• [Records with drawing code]
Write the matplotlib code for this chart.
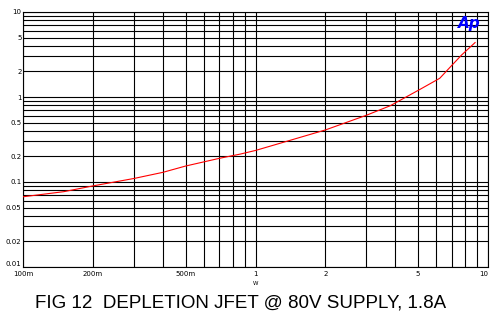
import matplotlib
matplotlib.use("Agg")
import matplotlib.pyplot as plt
from matplotlib.ticker import FixedLocator, NullFormatter, LogLocator

# current (A) vs output (W)
watts = [0.1, 0.15, 0.2, 0.3, 0.4, 0.5, 0.7, 0.86, 1.0, 1.3, 2.0, 3.0, 3.8,
         5.1, 6.2, 6.9, 7.7, 8.8]
level = [0.067, 0.077, 0.09, 0.11, 0.13, 0.154, 0.19, 0.213, 0.235, 0.29,
         0.41, 0.61, 0.79, 1.23, 1.66, 2.27, 3.12, 4.37]

x_ticks = [0.1, 0.2, 0.5, 1, 2, 5, 10]
x_labels = ["100m", "200m", "500m", "1", "2", "5", "10"]
y_ticks = [0.01, 0.02, 0.05, 0.1, 0.2, 0.5, 1, 2, 5, 10]
y_labels = ["0.01", "0.02", "0.05", "0.1", "0.2", "0.5", "1", "2", "5", "10"]

title = "FIG 12  DEPLETION JFET @ 80V SUPPLY, 1.8A"

fig = plt.figure(figsize=(4.99, 3.25), dpi=100)
ax = fig.add_axes([23 / 499, 1 - 267 / 325, 465 / 499, 255 / 325])

ax.plot(watts, level, color="red", linewidth=0.8, zorder=3)

ax.set_xscale("log")
ax.set_yscale("log")
ax.set_xlim(0.1, 10)
ax.set_ylim(0.01, 10)

ax.xaxis.set_major_locator(FixedLocator(x_ticks))
ax.set_xticklabels(x_labels)
ax.yaxis.set_major_locator(FixedLocator(y_ticks))
ax.set_yticklabels(y_labels)
ax.xaxis.set_minor_locator(LogLocator(base=10, subs=range(2, 10), numticks=20))
ax.yaxis.set_minor_locator(LogLocator(base=10, subs=range(2, 10), numticks=20))
ax.xaxis.set_minor_formatter(NullFormatter())
ax.yaxis.set_minor_formatter(NullFormatter())

ax.grid(True, which="both", color="black", linewidth=0.8)
ax.tick_params(which="both", length=0, labelsize=5, pad=1)
ax.tick_params(axis="x", pad=3)
for s in ax.spines.values():
    s.set_color("black")
    s.set_linewidth(0.8)

# last x label sits inside the frame, bottom y label above the line
ax.get_xticklabels()[-1].set_horizontalalignment("right")
ax.get_yticklabels()[0].set_verticalalignment("bottom")

ax.set_xlabel("W", fontsize=4, labelpad=3)

ax.text(0.985, 0.985, "Ap", transform=ax.transAxes, ha="right", va="top",
        color="#0000ff", fontsize=11, fontweight="bold", fontstyle="italic",
        zorder=4)

fig.text(241 / 499, 1 - 303 / 325, title, ha="center", va="center",
         fontsize=13.5, family="Liberation Sans")

fig.savefig("out.png", dpi=100)
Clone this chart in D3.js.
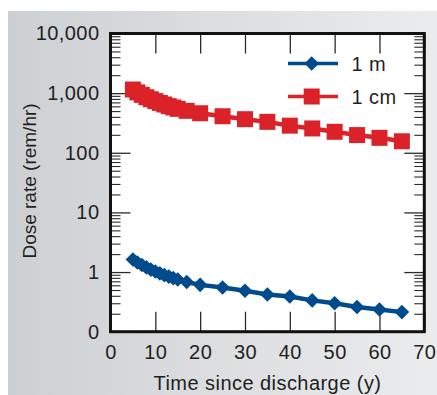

• [Required task] Restate the whole of the material word for word without the pictures.

• [Correct answer]
Write the matplotlib code for this chart.
import matplotlib
matplotlib.use("Agg")
import matplotlib.pyplot as plt
from matplotlib.ticker import FixedLocator, NullFormatter, LogLocator

# current (A) vs output (W)
watts = [0.1, 0.15, 0.2, 0.3, 0.4, 0.5, 0.7, 0.86, 1.0, 1.3, 2.0, 3.0, 3.8,
         5.1, 6.2, 6.9, 7.7, 8.8]
level = [0.067, 0.077, 0.09, 0.11, 0.13, 0.154, 0.19, 0.213, 0.235, 0.29,
         0.41, 0.61, 0.79, 1.23, 1.66, 2.27, 3.12, 4.37]

x_ticks = [0.1, 0.2, 0.5, 1, 2, 5, 10]
x_labels = ["100m", "200m", "500m", "1", "2", "5", "10"]
y_ticks = [0.01, 0.02, 0.05, 0.1, 0.2, 0.5, 1, 2, 5, 10]
y_labels = ["0.01", "0.02", "0.05", "0.1", "0.2", "0.5", "1", "2", "5", "10"]

title = "FIG 12  DEPLETION JFET @ 80V SUPPLY, 1.8A"

fig = plt.figure(figsize=(4.99, 3.25), dpi=100)
ax = fig.add_axes([23 / 499, 1 - 267 / 325, 465 / 499, 255 / 325])

ax.plot(watts, level, color="red", linewidth=0.8, zorder=3)

ax.set_xscale("log")
ax.set_yscale("log")
ax.set_xlim(0.1, 10)
ax.set_ylim(0.01, 10)

ax.xaxis.set_major_locator(FixedLocator(x_ticks))
ax.set_xticklabels(x_labels)
ax.yaxis.set_major_locator(FixedLocator(y_ticks))
ax.set_yticklabels(y_labels)
ax.xaxis.set_minor_locator(LogLocator(base=10, subs=range(2, 10), numticks=20))
ax.yaxis.set_minor_locator(LogLocator(base=10, subs=range(2, 10), numticks=20))
ax.xaxis.set_minor_formatter(NullFormatter())
ax.yaxis.set_minor_formatter(NullFormatter())

ax.grid(True, which="both", color="black", linewidth=0.8)
ax.tick_params(which="both", length=0, labelsize=5, pad=1)
ax.tick_params(axis="x", pad=3)
for s in ax.spines.values():
    s.set_color("black")
    s.set_linewidth(0.8)

# last x label sits inside the frame, bottom y label above the line
ax.get_xticklabels()[-1].set_horizontalalignment("right")
ax.get_yticklabels()[0].set_verticalalignment("bottom")

ax.set_xlabel("W", fontsize=4, labelpad=3)

ax.text(0.985, 0.985, "Ap", transform=ax.transAxes, ha="right", va="top",
        color="#0000ff", fontsize=11, fontweight="bold", fontstyle="italic",
        zorder=4)

fig.text(241 / 499, 1 - 303 / 325, title, ha="center", va="center",
         fontsize=13.5, family="Liberation Sans")

fig.savefig("out.png", dpi=100)
Clone this chart in D3.js.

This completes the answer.